Now, enough about Bob Dylan. Allow me to bore you by talking about my other favorite poet, the legendary Bob Marley.

Where do I start with Marley? Where do I end? What do I say that already hasn’t been said? Definitely nothing new. But I shall lay down my thoughts on the significance of his lyrics.

For a man who came from the poor side of Jamaica, for a man who had barely received any formal education, Bob Marley knew and understood a lot about humanity at a much deeper level than most of us, and the words of his songs reveal the same. Through his poetic lyrics, one can hardly fail to notice the wisdom he possessed. And just like Dylan, Marley was not merely a musician. His songs meant something. They had a purpose of their own. A mission.

I was introduced to Bob Marley by my older brother, who used to play his songs on a loop. Marley’s songs were what the cool youngsters listened to back then. Not so much because of the meaning of his lyrics, but more so because of Marley’s status as a cultural youth icon, one who stood for peace, love, and also rebellion. The only other figure who was able to rival Marley with a similar status amongst the youth was Che Guevara, who had become a worldwide symbol of rebellion.

Like most people who came to discover Marley’s music, I first fell in love with the groove of his most famous songs. I listened to One Love and No Woman, No Cry and Get Up Stand Up and Could You Be Loved and I Shot The Sheriff and Buffalo Soldier, and some other songs, without paying much attention to the meaning of their lyrics.

It was only years later when I actually began listening to songs whose words meant something, did I realize the depth and emotion behind these songs of Marley. It was then that I understood what No Woman, No Cry and Get Up Stand Up meant, and what Buffalo Soldier actually stood for.

And as I explored Marley’s music with more awareness and interest, I found it to be a goldmine of meaningful, significant words that dared to address the social and political issues of the time. Songs like War (my favorite song by Marley), Redemption Song, Soul Rebel, So Much Trouble In The World, and Africa Unite, blew me away.

In War, he boldly addresses the plight of black Africans suffering under white oppression. While in Redemption Song, he pleads with us to emancipate ourselves from mental slavery, warning us that none but we ourselves can free our minds. His words in all these songs were poetic and poignant, prophetic even, almost as if he were not a musician or a poet but a philosopher. His wisdom and awareness shine through for all to admire and marvel at.

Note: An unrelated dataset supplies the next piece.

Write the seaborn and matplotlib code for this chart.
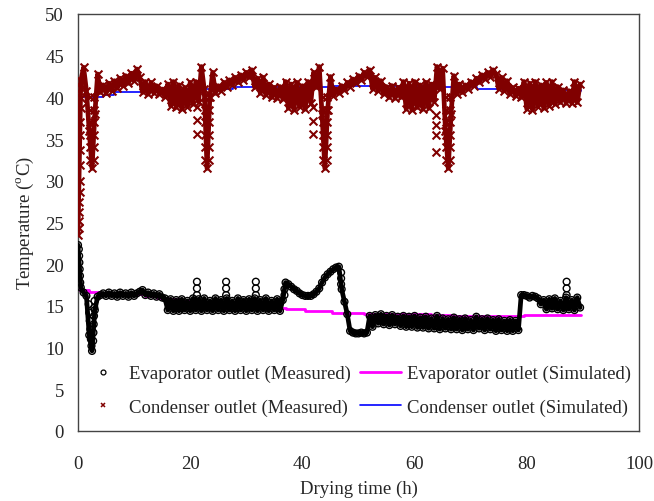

Marley’s lyrics meant a lot to a lot of people, becoming the words of resistance and peace, and love. It inspired and encouraged men and women across the world to get up and stand up for their rights, demand them, and win them. It also inspired them to spread the message of love and peace across humanity. A noble message it was.

In this way, I began regarding the songs of Bob Dylan and Bob Marley as no less than beautiful poetry, and the two of them as great poets. Maybe I am wrong. Who decides these things anyway? Maybe no one even cares about these things except for me. Maybe I am wrong to consider their songs as literature. Maybe I am wrong to think of them as poets, let alone great ones. Maybe I am wrong to regard their lyrics as poetry.

All I would like to say is, if I am wrong, then I would prefer to remain so. I choose to remain wrong.

Bob Dylan and Bob Marley made me realize that poetry does not have to be incomprehensible, complex, or difficult to understand or fathom. Poetry can be simple, they taught me. Poetry can be sung instead of merely being read out. Poetry can be backed by instruments providing it with rhythm and groove, making it catchy and fun.

For me, personally, Bob Dylan and Bob Marley will always remain two of the greatest poets ever. And I shall proudly stand by this statement forever.